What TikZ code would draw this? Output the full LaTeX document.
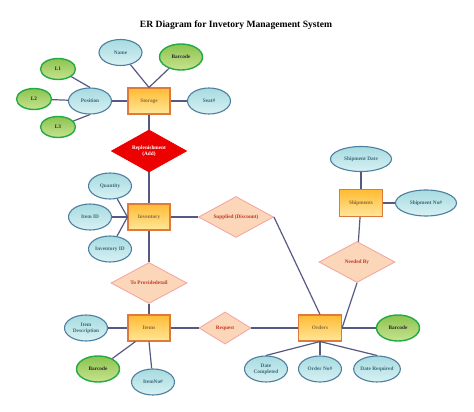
\documentclass[tikz,border=0pt]{standalone}
\usepackage{fontspec}
\setmainfont{Liberation Serif}
\usetikzlibrary{shapes.geometric}
\definecolor{lnc}{HTML}{555A82}
\definecolor{attrb}{HTML}{4F7FA0}
\definecolor{attrt}{HTML}{3D6A7A}
\definecolor{attrtop}{HTML}{A6DBE0}
\definecolor{attrbot}{HTML}{D8F1F3}
\definecolor{grb}{HTML}{22AA44}
\definecolor{grtop}{HTML}{8CC34F}
\definecolor{grbot}{HTML}{C8E390}
\definecolor{boxb}{HTML}{E07A3A}
\definecolor{boxtop}{HTML}{FFBB33}
\definecolor{boxbot}{HTML}{FFE79A}
\definecolor{boxt}{HTML}{8A6A3A}
\definecolor{relf}{HTML}{FCD6B8}
\definecolor{relb}{HTML}{F2A9A3}
\definecolor{relt}{HTML}{C0392B}
\tikzset{
  every node/.style={font=\fontsize{5.3pt}{6.2pt}\selectfont\bfseries, inner sep=0pt, align=center},
  attr/.style={ellipse, draw=attrb, line width=1.1pt, top color=attrtop, bottom color=attrbot, text=attrt, minimum width=43pt, minimum height=26pt},
  gattr/.style={ellipse, draw=grb, line width=1.4pt, top color=grtop, bottom color=grbot, text=black!85, minimum width=43pt, minimum height=26pt},
  lattr/.style={gattr, minimum width=35pt, minimum height=21pt},
  ent/.style={rectangle, draw=boxb, line width=1.1pt, top color=boxtop, bottom color=boxbot, text=boxt, minimum width=42pt, minimum height=26pt},
  rel/.style={diamond, draw=relb, line width=0.9pt, fill=relf, text=relt, aspect=1.83, minimum width=75pt, minimum height=41pt},
  conn/.style={draw=lnc, line width=1.2pt}
}
\begin{document}
\begin{tikzpicture}[x=1pt,y=-1pt]
\useasboundingbox (0,0) rectangle (474,412);
\node[font=\fontsize{9.6pt}{11pt}\selectfont\bfseries] (title) at (236,25) {ER Diagram for Invetory Management System};
% connectors first (drawn beneath nodes via coordinates)
\coordinate (cstorage) at (149,101);
% Storage cluster
\node[ent] (storage) at (149,101) {Storage};
\node[attr] (name) at (120.5,52.5) {Name};
\node[gattr] (bc1) at (181,57) {Barcode};
\node[lattr] (l1) at (58,69) {L1};
\node[lattr] (l2) at (34,99) {L2};
\node[attr] (pos) at (90,101) {Position};
\node[lattr] (l3) at (58,127) {L3};
\node[attr] (seat) at (209,101) {Seat\#};
\node[rel, fill=red!93!black, draw=red!93!black, text=white, minimum width=75pt, minimum height=42pt] (repl) at (149,151) {Replenishment\\(Add)};
% Inventory
\node[ent] (inv) at (149,217) {Inventory};
\node[attr] (qty) at (110,186) {Quantity};
\node[attr] (itemid) at (90,217) {Item ID};
\node[attr] (invid) at (110,249) {Inventory ID};
\node[rel] (supp) at (236,217) {Supplied (Discount)};
% Shipments
\node[ent, minimum width=43pt, minimum height=27pt] (ship) at (361,203) {Shipments};
\node[attr, minimum width=61pt, minimum height=25pt] (sdate) at (361,159) {Shipment Date};
\node[attr, minimum width=61pt] (sno) at (426,203) {Shipment No\#};
\node[rel, minimum width=76pt] (need) at (357,262) {Needed By};
% Items
\node[rel, minimum width=76pt] (prov) at (149,283) {To Providedetail};
\node[ent] (items) at (149,328) {Items};
\node[attr] (idesc) at (86,328) {Item\\Description};
\node[gattr] (bc2) at (98,369) {Barcode};
\node[attr] (ino) at (153,382) {ItemNo\#};
\node[rel, minimum width=52pt, minimum height=32pt] (req) at (225,328) {Request};
% Orders
\node[ent, minimum width=43pt] (orders) at (320,328) {Orders};
\node[gattr] (bc3) at (398,328) {Barcode};
\node[attr] (dcomp) at (266,369) {Date\\Completed};
\node[attr] (ono) at (320,369) {Order No\#};
\node[attr] (dreq) at (377,369) {Date Required};
% connectors
\path[conn] (storage.north) -- (name);
\path[conn] (storage.north) -- (bc1);
\path[conn] (l1) -- (pos.north);
\path[conn] (l2) -- (pos);
\path[conn] (l3) -- (pos.south);
\path[conn] (pos) -- (storage);
\path[conn] (storage) -- (seat);
\path[conn] (storage) -- (repl);
\path[conn] (repl) -- (inv);
\path[conn] (qty) -- (inv.west);
\path[conn] (itemid) -- (inv.west);
\path[conn] (invid) -- (inv.west);
\path[conn] (inv) -- (supp);
\path[conn] (supp.east) -- (orders.north);
\path[conn] (inv) -- (prov);
\path[conn] (prov) -- (items);
\path[conn] (idesc) -- (items);
\coordinate (isw) at ([xshift=8pt]items.south west);
\path[conn] (isw) -- (bc2);
\path[conn] (items.south) -- (ino);
\path[conn] (items) -- (req);
\path[conn] (req) -- (orders);
\path[conn] (orders) -- (bc3);
\path[conn] (orders.south) -- (dcomp.north);
\path[conn] (orders.south) -- (ono);
\path[conn] (orders.south) -- (dreq.north);
\path[conn] (sdate) -- (ship);
\path[conn] (ship) -- (sno);
\path[conn] (ship) -- (need);
\path[conn] (need.south) -- (orders.east);
\end{tikzpicture}
\end{document}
= = =
Written problem
Reproduce the listing above exactly, excluding all pictures.

Answer to this exercise
What TikZ code would draw this? Output the full LaTeX document.
\documentclass[tikz,border=0pt]{standalone}
\usepackage{fontspec}
\setmainfont{Liberation Serif}
\usetikzlibrary{shapes.geometric}
\definecolor{lnc}{HTML}{555A82}
\definecolor{attrb}{HTML}{4F7FA0}
\definecolor{attrt}{HTML}{3D6A7A}
\definecolor{attrtop}{HTML}{A6DBE0}
\definecolor{attrbot}{HTML}{D8F1F3}
\definecolor{grb}{HTML}{22AA44}
\definecolor{grtop}{HTML}{8CC34F}
\definecolor{grbot}{HTML}{C8E390}
\definecolor{boxb}{HTML}{E07A3A}
\definecolor{boxtop}{HTML}{FFBB33}
\definecolor{boxbot}{HTML}{FFE79A}
\definecolor{boxt}{HTML}{8A6A3A}
\definecolor{relf}{HTML}{FCD6B8}
\definecolor{relb}{HTML}{F2A9A3}
\definecolor{relt}{HTML}{C0392B}
\tikzset{
  every node/.style={font=\fontsize{5.3pt}{6.2pt}\selectfont\bfseries, inner sep=0pt, align=center},
  attr/.style={ellipse, draw=attrb, line width=1.1pt, top color=attrtop, bottom color=attrbot, text=attrt, minimum width=43pt, minimum height=26pt},
  gattr/.style={ellipse, draw=grb, line width=1.4pt, top color=grtop, bottom color=grbot, text=black!85, minimum width=43pt, minimum height=26pt},
  lattr/.style={gattr, minimum width=35pt, minimum height=21pt},
  ent/.style={rectangle, draw=boxb, line width=1.1pt, top color=boxtop, bottom color=boxbot, text=boxt, minimum width=42pt, minimum height=26pt},
  rel/.style={diamond, draw=relb, line width=0.9pt, fill=relf, text=relt, aspect=1.83, minimum width=75pt, minimum height=41pt},
  conn/.style={draw=lnc, line width=1.2pt}
}
\begin{document}
\begin{tikzpicture}[x=1pt,y=-1pt]
\useasboundingbox (0,0) rectangle (474,412);
\node[font=\fontsize{9.6pt}{11pt}\selectfont\bfseries] (title) at (236,25) {ER Diagram for Invetory Management System};
% connectors first (drawn beneath nodes via coordinates)
\coordinate (cstorage) at (149,101);
% Storage cluster
\node[ent] (storage) at (149,101) {Storage};
\node[attr] (name) at (120.5,52.5) {Name};
\node[gattr] (bc1) at (181,57) {Barcode};
\node[lattr] (l1) at (58,69) {L1};
\node[lattr] (l2) at (34,99) {L2};
\node[attr] (pos) at (90,101) {Position};
\node[lattr] (l3) at (58,127) {L3};
\node[attr] (seat) at (209,101) {Seat\#};
\node[rel, fill=red!93!black, draw=red!93!black, text=white, minimum width=75pt, minimum height=42pt] (repl) at (149,151) {Replenishment\\(Add)};
% Inventory
\node[ent] (inv) at (149,217) {Inventory};
\node[attr] (qty) at (110,186) {Quantity};
\node[attr] (itemid) at (90,217) {Item ID};
\node[attr] (invid) at (110,249) {Inventory ID};
\node[rel] (supp) at (236,217) {Supplied (Discount)};
% Shipments
\node[ent, minimum width=43pt, minimum height=27pt] (ship) at (361,203) {Shipments};
\node[attr, minimum width=61pt, minimum height=25pt] (sdate) at (361,159) {Shipment Date};
\node[attr, minimum width=61pt] (sno) at (426,203) {Shipment No\#};
\node[rel, minimum width=76pt] (need) at (357,262) {Needed By};
% Items
\node[rel, minimum width=76pt] (prov) at (149,283) {To Providedetail};
\node[ent] (items) at (149,328) {Items};
\node[attr] (idesc) at (86,328) {Item\\Description};
\node[gattr] (bc2) at (98,369) {Barcode};
\node[attr] (ino) at (153,382) {ItemNo\#};
\node[rel, minimum width=52pt, minimum height=32pt] (req) at (225,328) {Request};
% Orders
\node[ent, minimum width=43pt] (orders) at (320,328) {Orders};
\node[gattr] (bc3) at (398,328) {Barcode};
\node[attr] (dcomp) at (266,369) {Date\\Completed};
\node[attr] (ono) at (320,369) {Order No\#};
\node[attr] (dreq) at (377,369) {Date Required};
% connectors
\path[conn] (storage.north) -- (name);
\path[conn] (storage.north) -- (bc1);
\path[conn] (l1) -- (pos.north);
\path[conn] (l2) -- (pos);
\path[conn] (l3) -- (pos.south);
\path[conn] (pos) -- (storage);
\path[conn] (storage) -- (seat);
\path[conn] (storage) -- (repl);
\path[conn] (repl) -- (inv);
\path[conn] (qty) -- (inv.west);
\path[conn] (itemid) -- (inv.west);
\path[conn] (invid) -- (inv.west);
\path[conn] (inv) -- (supp);
\path[conn] (supp.east) -- (orders.north);
\path[conn] (inv) -- (prov);
\path[conn] (prov) -- (items);
\path[conn] (idesc) -- (items);
\coordinate (isw) at ([xshift=8pt]items.south west);
\path[conn] (isw) -- (bc2);
\path[conn] (items.south) -- (ino);
\path[conn] (items) -- (req);
\path[conn] (req) -- (orders);
\path[conn] (orders) -- (bc3);
\path[conn] (orders.south) -- (dcomp.north);
\path[conn] (orders.south) -- (ono);
\path[conn] (orders.south) -- (dreq.north);
\path[conn] (sdate) -- (ship);
\path[conn] (ship) -- (sno);
\path[conn] (ship) -- (need);
\path[conn] (need.south) -- (orders.east);
\end{tikzpicture}
\end{document}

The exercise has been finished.